SET EXERCISE => Isolate every line in the records below with "this" in it.

PROVIDED ENTRIES =>
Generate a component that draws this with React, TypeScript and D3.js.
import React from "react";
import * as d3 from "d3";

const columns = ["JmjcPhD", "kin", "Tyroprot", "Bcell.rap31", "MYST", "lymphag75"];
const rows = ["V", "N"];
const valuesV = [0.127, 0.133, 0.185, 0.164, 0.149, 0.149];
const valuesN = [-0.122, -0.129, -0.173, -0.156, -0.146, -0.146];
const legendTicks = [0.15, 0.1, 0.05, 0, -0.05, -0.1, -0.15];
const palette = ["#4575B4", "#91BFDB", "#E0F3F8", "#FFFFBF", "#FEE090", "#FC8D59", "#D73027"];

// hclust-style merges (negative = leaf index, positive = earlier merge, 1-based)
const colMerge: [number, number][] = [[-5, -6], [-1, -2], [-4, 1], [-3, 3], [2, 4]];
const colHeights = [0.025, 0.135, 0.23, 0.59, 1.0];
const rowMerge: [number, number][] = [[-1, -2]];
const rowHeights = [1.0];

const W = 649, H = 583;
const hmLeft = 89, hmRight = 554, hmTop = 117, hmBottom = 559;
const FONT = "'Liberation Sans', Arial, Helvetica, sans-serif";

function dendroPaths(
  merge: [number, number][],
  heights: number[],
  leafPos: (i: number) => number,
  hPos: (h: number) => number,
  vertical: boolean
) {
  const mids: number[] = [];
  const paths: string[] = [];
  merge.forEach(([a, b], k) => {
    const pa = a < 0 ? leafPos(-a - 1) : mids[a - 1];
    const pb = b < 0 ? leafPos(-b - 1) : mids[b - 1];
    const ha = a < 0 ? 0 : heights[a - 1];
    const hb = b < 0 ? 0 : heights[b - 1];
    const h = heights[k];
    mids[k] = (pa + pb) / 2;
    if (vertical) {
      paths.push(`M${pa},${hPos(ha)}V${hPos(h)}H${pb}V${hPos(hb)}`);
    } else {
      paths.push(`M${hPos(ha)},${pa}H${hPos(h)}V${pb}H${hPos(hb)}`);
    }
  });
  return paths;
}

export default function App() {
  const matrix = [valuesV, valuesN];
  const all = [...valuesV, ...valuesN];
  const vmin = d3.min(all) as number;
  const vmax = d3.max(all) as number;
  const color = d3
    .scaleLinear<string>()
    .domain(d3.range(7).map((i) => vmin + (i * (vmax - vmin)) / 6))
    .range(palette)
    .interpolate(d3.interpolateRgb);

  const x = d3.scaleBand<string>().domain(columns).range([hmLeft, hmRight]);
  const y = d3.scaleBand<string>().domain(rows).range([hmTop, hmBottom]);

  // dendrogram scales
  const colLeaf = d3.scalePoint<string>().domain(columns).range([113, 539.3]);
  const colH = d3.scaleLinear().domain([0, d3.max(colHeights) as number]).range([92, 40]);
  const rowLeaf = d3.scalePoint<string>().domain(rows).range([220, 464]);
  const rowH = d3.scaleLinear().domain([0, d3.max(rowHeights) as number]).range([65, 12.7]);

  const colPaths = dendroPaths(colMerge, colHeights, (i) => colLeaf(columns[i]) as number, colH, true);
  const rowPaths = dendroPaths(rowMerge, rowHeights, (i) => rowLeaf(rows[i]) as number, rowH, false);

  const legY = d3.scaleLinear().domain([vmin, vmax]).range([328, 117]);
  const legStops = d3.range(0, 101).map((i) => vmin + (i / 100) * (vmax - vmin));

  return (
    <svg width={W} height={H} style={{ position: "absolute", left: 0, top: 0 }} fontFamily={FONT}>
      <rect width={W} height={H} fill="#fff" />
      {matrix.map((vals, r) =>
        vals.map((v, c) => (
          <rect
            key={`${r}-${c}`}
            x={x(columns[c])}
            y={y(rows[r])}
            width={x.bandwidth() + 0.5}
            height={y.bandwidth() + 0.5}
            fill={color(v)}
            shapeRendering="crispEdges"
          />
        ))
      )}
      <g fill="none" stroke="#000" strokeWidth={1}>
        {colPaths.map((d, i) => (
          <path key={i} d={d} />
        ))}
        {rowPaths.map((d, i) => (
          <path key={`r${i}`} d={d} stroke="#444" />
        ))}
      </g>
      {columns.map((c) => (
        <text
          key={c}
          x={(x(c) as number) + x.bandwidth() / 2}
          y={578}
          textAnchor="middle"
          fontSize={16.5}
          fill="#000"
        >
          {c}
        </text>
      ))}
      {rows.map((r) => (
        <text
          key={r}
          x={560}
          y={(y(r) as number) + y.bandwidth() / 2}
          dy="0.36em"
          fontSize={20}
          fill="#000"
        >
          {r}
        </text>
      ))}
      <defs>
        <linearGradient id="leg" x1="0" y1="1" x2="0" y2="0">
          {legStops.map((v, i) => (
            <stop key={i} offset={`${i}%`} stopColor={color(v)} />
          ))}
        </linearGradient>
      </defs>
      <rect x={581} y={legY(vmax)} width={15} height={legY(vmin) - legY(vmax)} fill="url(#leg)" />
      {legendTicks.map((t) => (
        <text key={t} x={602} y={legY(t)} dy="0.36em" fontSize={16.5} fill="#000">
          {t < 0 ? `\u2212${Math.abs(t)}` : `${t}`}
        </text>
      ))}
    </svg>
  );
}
...
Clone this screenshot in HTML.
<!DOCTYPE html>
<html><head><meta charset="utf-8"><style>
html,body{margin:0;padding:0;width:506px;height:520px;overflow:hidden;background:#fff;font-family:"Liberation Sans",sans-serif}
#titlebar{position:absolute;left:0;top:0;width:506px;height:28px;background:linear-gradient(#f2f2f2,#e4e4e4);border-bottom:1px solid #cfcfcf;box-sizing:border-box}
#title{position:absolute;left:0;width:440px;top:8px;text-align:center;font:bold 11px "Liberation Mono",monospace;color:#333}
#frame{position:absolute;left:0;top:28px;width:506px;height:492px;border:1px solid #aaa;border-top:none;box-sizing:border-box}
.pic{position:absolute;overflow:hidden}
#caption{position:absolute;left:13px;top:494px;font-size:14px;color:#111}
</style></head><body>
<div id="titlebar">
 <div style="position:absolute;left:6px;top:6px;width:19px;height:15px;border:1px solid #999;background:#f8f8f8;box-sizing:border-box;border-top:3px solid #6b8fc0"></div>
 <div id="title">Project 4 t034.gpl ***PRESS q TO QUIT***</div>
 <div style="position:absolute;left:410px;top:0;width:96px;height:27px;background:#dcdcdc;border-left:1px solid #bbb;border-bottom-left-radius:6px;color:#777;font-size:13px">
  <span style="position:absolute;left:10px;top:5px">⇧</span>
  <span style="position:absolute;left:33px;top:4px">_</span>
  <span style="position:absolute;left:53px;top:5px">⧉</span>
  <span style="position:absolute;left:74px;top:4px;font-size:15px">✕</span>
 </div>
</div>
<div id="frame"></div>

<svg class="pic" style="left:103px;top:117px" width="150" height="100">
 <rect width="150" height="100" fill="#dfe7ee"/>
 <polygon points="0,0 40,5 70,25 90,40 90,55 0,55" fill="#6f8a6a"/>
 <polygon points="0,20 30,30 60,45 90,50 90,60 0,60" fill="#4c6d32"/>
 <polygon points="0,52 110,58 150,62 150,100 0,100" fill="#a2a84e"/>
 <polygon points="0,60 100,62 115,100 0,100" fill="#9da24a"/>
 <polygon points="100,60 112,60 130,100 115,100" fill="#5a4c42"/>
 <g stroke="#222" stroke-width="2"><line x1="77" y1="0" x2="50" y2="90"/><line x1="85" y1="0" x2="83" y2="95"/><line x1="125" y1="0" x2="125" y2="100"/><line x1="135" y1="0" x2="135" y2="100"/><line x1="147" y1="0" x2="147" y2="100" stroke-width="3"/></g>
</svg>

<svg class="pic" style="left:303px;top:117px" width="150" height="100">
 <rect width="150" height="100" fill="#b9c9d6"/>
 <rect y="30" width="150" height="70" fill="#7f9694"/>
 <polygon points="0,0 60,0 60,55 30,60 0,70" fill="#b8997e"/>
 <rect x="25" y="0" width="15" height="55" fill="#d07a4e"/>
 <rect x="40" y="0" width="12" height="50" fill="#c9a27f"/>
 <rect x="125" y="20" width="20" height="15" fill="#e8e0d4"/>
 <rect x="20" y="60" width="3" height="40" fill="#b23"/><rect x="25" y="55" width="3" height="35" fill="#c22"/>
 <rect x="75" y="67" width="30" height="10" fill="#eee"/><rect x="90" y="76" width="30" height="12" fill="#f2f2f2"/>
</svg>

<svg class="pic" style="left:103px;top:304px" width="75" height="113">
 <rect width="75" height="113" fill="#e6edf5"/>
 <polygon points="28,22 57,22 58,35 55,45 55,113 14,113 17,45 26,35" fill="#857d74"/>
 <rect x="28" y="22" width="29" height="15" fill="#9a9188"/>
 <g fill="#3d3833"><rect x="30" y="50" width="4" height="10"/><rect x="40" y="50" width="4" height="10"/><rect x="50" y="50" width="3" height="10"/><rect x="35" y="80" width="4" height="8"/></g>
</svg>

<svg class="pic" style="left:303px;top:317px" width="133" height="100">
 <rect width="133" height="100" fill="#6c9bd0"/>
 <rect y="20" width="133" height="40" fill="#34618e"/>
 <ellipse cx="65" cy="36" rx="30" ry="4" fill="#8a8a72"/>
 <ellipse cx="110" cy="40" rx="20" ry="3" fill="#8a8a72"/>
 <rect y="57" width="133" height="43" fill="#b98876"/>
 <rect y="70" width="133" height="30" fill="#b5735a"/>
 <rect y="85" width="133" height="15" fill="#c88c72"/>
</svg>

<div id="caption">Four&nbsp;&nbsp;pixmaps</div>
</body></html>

RESPONSE =>
Generate a component that draws this with React, TypeScript and D3.js.
Clone this screenshot in HTML.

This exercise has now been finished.